_DATASET SECTION_
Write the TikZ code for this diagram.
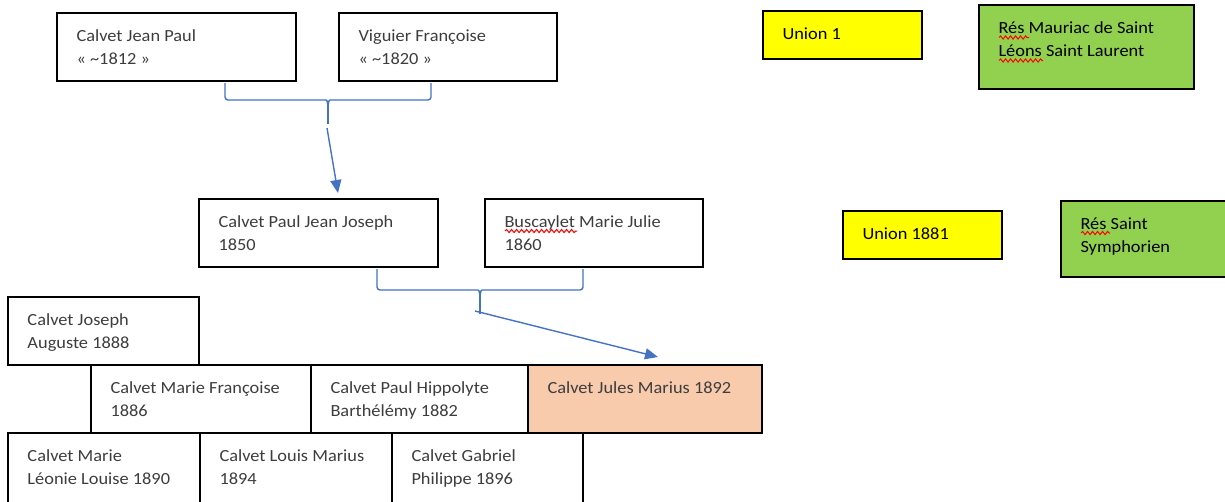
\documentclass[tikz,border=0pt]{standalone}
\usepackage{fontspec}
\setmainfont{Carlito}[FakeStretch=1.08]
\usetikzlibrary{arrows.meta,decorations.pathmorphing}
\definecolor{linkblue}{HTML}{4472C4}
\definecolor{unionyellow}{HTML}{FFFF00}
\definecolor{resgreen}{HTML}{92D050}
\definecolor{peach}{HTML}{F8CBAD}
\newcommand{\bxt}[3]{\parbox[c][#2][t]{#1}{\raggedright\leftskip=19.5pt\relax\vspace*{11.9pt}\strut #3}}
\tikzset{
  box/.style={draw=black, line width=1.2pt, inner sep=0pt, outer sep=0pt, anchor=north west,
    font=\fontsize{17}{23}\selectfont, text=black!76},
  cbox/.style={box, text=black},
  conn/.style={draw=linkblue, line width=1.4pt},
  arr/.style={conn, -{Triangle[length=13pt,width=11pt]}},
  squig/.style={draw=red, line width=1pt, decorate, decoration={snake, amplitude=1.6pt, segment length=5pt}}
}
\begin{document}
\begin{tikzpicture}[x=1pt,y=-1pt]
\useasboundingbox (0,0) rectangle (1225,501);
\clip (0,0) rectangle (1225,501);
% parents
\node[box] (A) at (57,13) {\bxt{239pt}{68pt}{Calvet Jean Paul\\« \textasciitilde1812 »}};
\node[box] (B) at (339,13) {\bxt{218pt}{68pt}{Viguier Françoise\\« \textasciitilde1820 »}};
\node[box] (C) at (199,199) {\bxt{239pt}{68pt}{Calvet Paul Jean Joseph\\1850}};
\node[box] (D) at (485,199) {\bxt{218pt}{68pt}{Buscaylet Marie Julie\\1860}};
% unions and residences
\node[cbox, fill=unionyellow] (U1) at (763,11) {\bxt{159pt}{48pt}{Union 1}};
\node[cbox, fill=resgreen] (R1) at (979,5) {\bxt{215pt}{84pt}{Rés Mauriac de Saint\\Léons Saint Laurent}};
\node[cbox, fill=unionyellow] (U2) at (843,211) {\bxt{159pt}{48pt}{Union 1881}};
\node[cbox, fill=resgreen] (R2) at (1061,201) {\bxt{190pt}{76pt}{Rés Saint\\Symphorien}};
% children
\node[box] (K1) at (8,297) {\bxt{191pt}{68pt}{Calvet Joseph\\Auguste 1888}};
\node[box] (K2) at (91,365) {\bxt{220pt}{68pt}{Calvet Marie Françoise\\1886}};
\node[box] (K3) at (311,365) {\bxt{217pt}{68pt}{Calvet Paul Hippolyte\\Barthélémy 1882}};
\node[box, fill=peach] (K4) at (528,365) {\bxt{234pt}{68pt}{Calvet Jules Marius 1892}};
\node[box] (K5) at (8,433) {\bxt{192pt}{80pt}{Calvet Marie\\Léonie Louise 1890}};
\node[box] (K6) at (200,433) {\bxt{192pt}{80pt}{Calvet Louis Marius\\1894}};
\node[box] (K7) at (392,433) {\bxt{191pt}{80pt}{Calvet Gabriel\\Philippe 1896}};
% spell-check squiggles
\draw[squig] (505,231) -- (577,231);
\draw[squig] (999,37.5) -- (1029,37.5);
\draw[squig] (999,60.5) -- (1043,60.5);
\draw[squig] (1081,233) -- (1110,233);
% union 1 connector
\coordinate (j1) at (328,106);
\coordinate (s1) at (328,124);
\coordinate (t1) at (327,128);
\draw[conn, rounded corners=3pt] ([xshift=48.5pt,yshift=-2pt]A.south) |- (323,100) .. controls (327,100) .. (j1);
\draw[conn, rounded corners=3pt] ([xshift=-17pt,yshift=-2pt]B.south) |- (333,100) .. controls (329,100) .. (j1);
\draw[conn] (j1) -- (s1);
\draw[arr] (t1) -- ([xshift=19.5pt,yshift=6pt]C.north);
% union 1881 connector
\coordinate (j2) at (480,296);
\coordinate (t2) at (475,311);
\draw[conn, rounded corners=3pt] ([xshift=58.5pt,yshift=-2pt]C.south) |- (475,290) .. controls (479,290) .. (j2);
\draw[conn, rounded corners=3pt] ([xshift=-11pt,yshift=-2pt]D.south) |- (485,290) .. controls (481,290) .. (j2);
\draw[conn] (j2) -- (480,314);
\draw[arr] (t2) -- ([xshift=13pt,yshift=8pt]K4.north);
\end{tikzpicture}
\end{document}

_INSTRUCTIONS FOR THE TASK_
Reproduce the full material exactly, excluding the pictures.

_THE REPLY_
Write the TikZ code for this diagram.
\documentclass[tikz,border=0pt]{standalone}
\usepackage{fontspec}
\setmainfont{Carlito}[FakeStretch=1.08]
\usetikzlibrary{arrows.meta,decorations.pathmorphing}
\definecolor{linkblue}{HTML}{4472C4}
\definecolor{unionyellow}{HTML}{FFFF00}
\definecolor{resgreen}{HTML}{92D050}
\definecolor{peach}{HTML}{F8CBAD}
\newcommand{\bxt}[3]{\parbox[c][#2][t]{#1}{\raggedright\leftskip=19.5pt\relax\vspace*{11.9pt}\strut #3}}
\tikzset{
  box/.style={draw=black, line width=1.2pt, inner sep=0pt, outer sep=0pt, anchor=north west,
    font=\fontsize{17}{23}\selectfont, text=black!76},
  cbox/.style={box, text=black},
  conn/.style={draw=linkblue, line width=1.4pt},
  arr/.style={conn, -{Triangle[length=13pt,width=11pt]}},
  squig/.style={draw=red, line width=1pt, decorate, decoration={snake, amplitude=1.6pt, segment length=5pt}}
}
\begin{document}
\begin{tikzpicture}[x=1pt,y=-1pt]
\useasboundingbox (0,0) rectangle (1225,501);
\clip (0,0) rectangle (1225,501);
% parents
\node[box] (A) at (57,13) {\bxt{239pt}{68pt}{Calvet Jean Paul\\« \textasciitilde1812 »}};
\node[box] (B) at (339,13) {\bxt{218pt}{68pt}{Viguier Françoise\\« \textasciitilde1820 »}};
\node[box] (C) at (199,199) {\bxt{239pt}{68pt}{Calvet Paul Jean Joseph\\1850}};
\node[box] (D) at (485,199) {\bxt{218pt}{68pt}{Buscaylet Marie Julie\\1860}};
% unions and residences
\node[cbox, fill=unionyellow] (U1) at (763,11) {\bxt{159pt}{48pt}{Union 1}};
\node[cbox, fill=resgreen] (R1) at (979,5) {\bxt{215pt}{84pt}{Rés Mauriac de Saint\\Léons Saint Laurent}};
\node[cbox, fill=unionyellow] (U2) at (843,211) {\bxt{159pt}{48pt}{Union 1881}};
\node[cbox, fill=resgreen] (R2) at (1061,201) {\bxt{190pt}{76pt}{Rés Saint\\Symphorien}};
% children
\node[box] (K1) at (8,297) {\bxt{191pt}{68pt}{Calvet Joseph\\Auguste 1888}};
\node[box] (K2) at (91,365) {\bxt{220pt}{68pt}{Calvet Marie Françoise\\1886}};
\node[box] (K3) at (311,365) {\bxt{217pt}{68pt}{Calvet Paul Hippolyte\\Barthélémy 1882}};
\node[box, fill=peach] (K4) at (528,365) {\bxt{234pt}{68pt}{Calvet Jules Marius 1892}};
\node[box] (K5) at (8,433) {\bxt{192pt}{80pt}{Calvet Marie\\Léonie Louise 1890}};
\node[box] (K6) at (200,433) {\bxt{192pt}{80pt}{Calvet Louis Marius\\1894}};
\node[box] (K7) at (392,433) {\bxt{191pt}{80pt}{Calvet Gabriel\\Philippe 1896}};
% spell-check squiggles
\draw[squig] (505,231) -- (577,231);
\draw[squig] (999,37.5) -- (1029,37.5);
\draw[squig] (999,60.5) -- (1043,60.5);
\draw[squig] (1081,233) -- (1110,233);
% union 1 connector
\coordinate (j1) at (328,106);
\coordinate (s1) at (328,124);
\coordinate (t1) at (327,128);
\draw[conn, rounded corners=3pt] ([xshift=48.5pt,yshift=-2pt]A.south) |- (323,100) .. controls (327,100) .. (j1);
\draw[conn, rounded corners=3pt] ([xshift=-17pt,yshift=-2pt]B.south) |- (333,100) .. controls (329,100) .. (j1);
\draw[conn] (j1) -- (s1);
\draw[arr] (t1) -- ([xshift=19.5pt,yshift=6pt]C.north);
% union 1881 connector
\coordinate (j2) at (480,296);
\coordinate (t2) at (475,311);
\draw[conn, rounded corners=3pt] ([xshift=58.5pt,yshift=-2pt]C.south) |- (475,290) .. controls (479,290) .. (j2);
\draw[conn, rounded corners=3pt] ([xshift=-11pt,yshift=-2pt]D.south) |- (485,290) .. controls (481,290) .. (j2);
\draw[conn] (j2) -- (480,314);
\draw[arr] (t2) -- ([xshift=13pt,yshift=8pt]K4.north);
\end{tikzpicture}
\end{document}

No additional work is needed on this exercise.